*What is expected:* Find all lines in the listing that include the word "code", then copy them.

*Entries shown:*
++++

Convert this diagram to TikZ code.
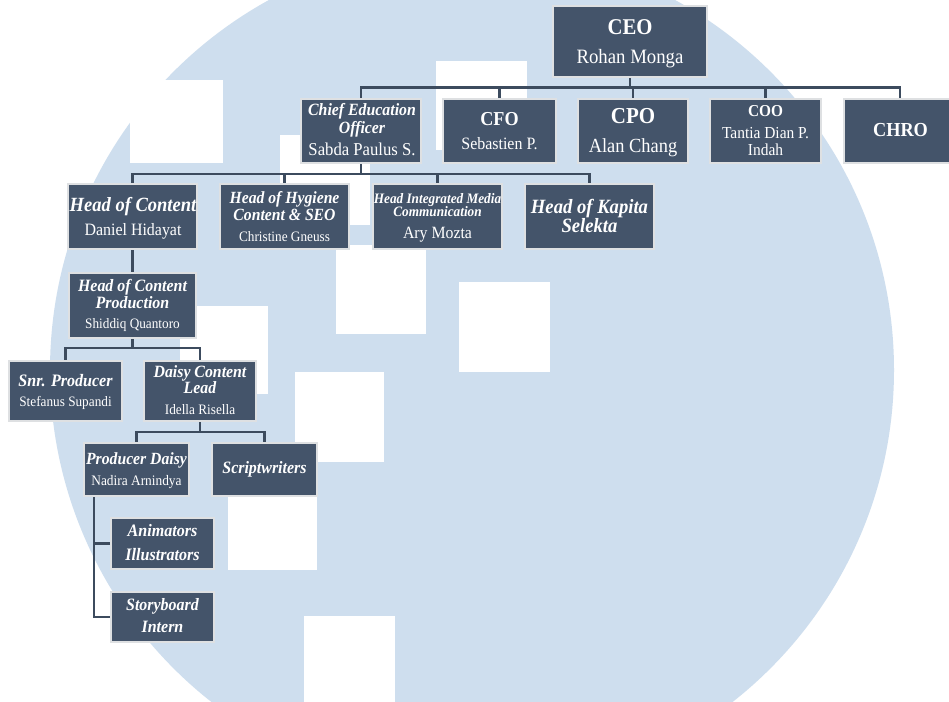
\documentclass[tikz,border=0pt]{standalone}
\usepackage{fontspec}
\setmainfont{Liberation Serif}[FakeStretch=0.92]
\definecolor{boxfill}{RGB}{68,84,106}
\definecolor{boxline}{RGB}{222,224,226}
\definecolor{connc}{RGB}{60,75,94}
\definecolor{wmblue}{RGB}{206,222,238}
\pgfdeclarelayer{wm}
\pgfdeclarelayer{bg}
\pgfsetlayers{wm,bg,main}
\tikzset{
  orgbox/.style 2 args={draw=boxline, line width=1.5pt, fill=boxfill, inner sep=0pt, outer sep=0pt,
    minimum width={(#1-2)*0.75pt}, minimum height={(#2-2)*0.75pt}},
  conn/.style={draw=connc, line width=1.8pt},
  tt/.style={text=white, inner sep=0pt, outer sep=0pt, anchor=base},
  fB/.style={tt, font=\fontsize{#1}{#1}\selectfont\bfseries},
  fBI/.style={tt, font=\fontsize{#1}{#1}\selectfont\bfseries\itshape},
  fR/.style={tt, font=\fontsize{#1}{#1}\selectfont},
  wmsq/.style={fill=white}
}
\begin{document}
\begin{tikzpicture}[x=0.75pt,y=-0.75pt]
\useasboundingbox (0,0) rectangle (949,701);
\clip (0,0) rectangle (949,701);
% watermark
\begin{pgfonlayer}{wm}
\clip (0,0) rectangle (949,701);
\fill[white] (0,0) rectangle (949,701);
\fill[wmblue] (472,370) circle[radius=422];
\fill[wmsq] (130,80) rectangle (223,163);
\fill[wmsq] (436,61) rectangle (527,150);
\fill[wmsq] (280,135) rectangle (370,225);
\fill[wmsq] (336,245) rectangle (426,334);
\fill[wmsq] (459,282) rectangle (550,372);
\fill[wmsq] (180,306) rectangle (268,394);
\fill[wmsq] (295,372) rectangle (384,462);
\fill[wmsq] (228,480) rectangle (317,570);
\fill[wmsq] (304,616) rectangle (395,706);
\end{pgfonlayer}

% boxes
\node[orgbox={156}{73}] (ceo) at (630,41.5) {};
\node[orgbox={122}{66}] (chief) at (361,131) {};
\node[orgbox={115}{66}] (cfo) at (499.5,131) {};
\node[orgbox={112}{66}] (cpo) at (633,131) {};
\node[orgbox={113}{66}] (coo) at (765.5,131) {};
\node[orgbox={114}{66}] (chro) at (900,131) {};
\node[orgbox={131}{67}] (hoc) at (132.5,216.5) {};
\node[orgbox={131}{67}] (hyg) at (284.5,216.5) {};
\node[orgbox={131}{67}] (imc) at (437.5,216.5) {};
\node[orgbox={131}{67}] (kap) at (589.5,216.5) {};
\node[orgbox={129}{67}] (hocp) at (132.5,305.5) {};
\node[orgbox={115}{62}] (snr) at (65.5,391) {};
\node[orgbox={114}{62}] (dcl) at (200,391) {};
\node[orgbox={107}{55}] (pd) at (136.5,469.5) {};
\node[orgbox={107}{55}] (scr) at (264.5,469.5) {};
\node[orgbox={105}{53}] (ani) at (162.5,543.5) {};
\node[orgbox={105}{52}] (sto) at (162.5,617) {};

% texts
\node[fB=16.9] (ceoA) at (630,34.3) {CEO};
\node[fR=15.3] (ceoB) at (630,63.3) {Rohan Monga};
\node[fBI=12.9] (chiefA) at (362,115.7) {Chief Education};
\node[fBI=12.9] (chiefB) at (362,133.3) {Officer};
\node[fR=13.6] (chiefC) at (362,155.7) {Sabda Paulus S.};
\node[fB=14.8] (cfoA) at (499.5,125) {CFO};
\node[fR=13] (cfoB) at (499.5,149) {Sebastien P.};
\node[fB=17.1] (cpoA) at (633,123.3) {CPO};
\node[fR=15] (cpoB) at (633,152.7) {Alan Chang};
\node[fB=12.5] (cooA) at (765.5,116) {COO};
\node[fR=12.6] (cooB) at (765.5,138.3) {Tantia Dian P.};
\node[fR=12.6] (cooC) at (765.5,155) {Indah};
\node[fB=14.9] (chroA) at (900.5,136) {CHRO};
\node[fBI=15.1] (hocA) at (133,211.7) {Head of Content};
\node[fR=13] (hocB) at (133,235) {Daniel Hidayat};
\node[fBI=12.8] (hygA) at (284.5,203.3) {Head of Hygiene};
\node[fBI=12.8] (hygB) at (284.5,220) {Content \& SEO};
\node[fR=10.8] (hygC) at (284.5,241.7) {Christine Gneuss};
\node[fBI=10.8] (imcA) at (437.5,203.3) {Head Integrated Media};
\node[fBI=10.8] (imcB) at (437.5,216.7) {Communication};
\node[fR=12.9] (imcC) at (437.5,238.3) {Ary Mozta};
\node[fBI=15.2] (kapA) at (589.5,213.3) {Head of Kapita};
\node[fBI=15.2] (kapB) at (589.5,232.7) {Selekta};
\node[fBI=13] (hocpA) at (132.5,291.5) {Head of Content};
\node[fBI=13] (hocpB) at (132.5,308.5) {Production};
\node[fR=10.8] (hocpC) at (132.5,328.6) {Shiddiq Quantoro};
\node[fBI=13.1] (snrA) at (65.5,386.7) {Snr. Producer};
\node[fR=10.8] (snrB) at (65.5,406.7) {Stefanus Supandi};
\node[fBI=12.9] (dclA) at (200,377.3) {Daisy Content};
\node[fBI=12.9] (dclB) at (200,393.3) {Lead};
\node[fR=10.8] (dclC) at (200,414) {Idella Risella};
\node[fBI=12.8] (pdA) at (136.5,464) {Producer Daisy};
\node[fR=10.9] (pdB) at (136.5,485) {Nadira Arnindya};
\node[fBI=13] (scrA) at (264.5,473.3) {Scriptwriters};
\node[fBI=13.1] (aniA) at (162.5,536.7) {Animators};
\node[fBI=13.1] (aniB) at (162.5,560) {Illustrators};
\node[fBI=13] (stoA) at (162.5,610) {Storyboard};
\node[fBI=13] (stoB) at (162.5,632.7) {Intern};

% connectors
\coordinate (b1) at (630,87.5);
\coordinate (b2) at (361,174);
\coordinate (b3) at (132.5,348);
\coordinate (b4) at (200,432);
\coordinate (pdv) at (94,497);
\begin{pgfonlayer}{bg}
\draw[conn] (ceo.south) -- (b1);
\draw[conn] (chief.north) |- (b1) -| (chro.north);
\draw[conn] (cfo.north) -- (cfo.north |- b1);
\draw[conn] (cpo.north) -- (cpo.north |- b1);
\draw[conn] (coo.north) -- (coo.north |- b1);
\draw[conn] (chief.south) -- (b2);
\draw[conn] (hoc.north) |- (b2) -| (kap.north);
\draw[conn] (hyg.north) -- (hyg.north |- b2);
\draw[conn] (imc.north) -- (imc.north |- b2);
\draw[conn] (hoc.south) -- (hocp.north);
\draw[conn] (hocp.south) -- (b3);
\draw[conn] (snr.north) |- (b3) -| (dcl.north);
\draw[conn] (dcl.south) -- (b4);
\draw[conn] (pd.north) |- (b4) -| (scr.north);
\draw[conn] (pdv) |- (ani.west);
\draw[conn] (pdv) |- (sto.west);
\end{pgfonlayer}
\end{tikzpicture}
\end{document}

++++

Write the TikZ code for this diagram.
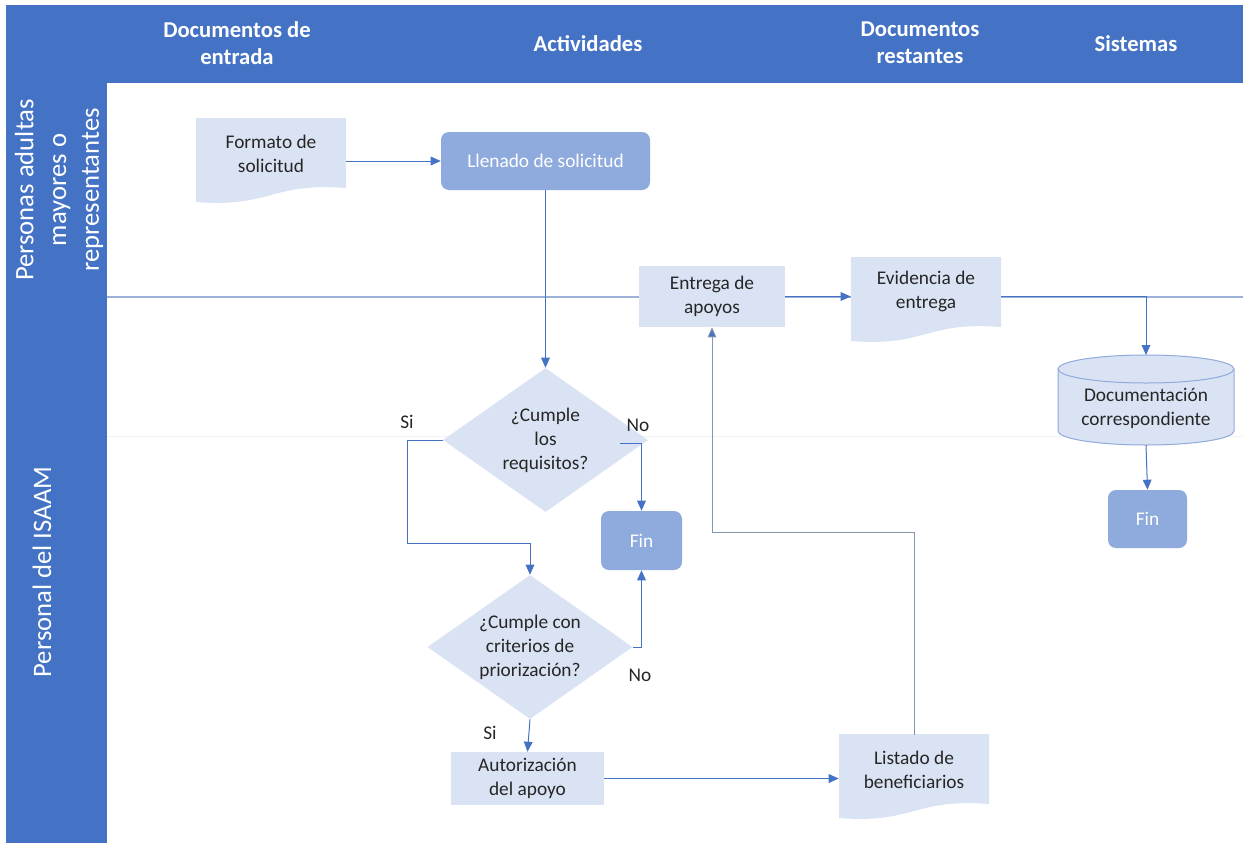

++++

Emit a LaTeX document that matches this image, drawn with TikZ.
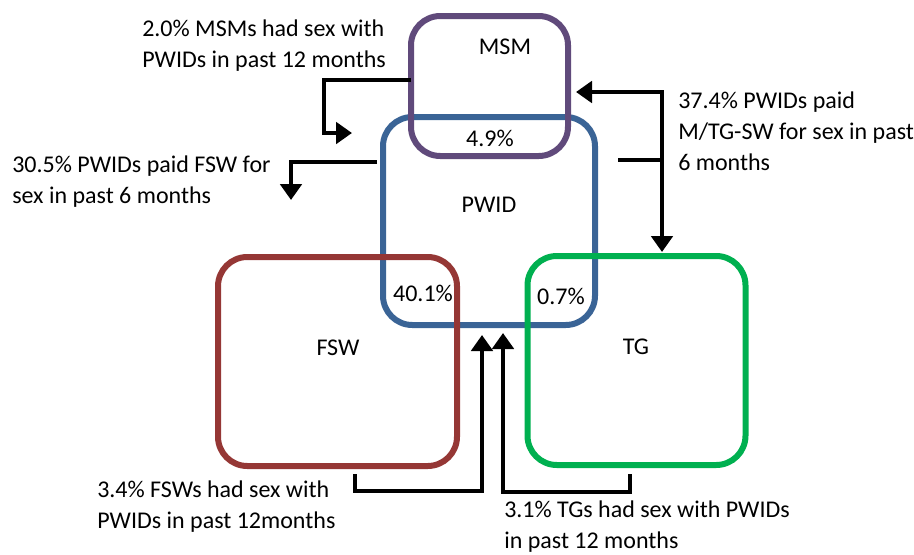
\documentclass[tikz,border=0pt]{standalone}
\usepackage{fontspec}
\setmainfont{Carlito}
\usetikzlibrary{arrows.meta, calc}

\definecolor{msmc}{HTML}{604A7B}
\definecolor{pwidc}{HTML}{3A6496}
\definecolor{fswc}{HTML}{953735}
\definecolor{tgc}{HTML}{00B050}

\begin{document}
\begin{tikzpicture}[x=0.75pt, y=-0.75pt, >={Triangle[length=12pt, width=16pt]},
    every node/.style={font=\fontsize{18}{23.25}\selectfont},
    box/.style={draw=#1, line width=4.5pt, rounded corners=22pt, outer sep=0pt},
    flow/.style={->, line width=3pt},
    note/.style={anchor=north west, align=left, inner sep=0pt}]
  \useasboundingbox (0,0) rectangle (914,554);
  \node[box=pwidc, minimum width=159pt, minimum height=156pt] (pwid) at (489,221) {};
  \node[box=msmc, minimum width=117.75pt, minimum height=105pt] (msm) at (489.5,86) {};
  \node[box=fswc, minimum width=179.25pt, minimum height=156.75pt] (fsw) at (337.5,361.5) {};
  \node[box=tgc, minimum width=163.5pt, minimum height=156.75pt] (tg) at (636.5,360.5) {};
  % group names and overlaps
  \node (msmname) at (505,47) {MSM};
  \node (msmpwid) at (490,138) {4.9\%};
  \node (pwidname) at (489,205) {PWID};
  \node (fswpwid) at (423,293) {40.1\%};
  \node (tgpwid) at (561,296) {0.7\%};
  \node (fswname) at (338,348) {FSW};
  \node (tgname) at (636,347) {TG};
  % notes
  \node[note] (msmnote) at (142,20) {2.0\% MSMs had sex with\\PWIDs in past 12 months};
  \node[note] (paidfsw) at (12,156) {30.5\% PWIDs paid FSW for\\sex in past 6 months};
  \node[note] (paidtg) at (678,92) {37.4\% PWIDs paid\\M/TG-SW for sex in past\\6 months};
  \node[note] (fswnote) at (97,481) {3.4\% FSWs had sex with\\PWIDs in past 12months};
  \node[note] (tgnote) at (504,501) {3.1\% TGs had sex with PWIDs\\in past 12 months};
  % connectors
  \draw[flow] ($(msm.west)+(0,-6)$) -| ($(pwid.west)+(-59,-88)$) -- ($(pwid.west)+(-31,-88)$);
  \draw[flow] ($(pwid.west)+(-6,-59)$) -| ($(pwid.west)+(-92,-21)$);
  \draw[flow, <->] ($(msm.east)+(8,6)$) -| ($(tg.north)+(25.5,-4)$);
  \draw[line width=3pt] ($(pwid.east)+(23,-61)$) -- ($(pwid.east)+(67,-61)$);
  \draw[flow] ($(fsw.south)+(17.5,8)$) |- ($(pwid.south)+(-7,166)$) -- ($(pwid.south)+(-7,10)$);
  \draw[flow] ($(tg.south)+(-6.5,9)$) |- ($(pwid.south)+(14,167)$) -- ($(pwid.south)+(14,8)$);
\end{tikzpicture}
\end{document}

++++

*Response to the exercise:*
Convert this diagram to TikZ code.
Write the TikZ code for this diagram.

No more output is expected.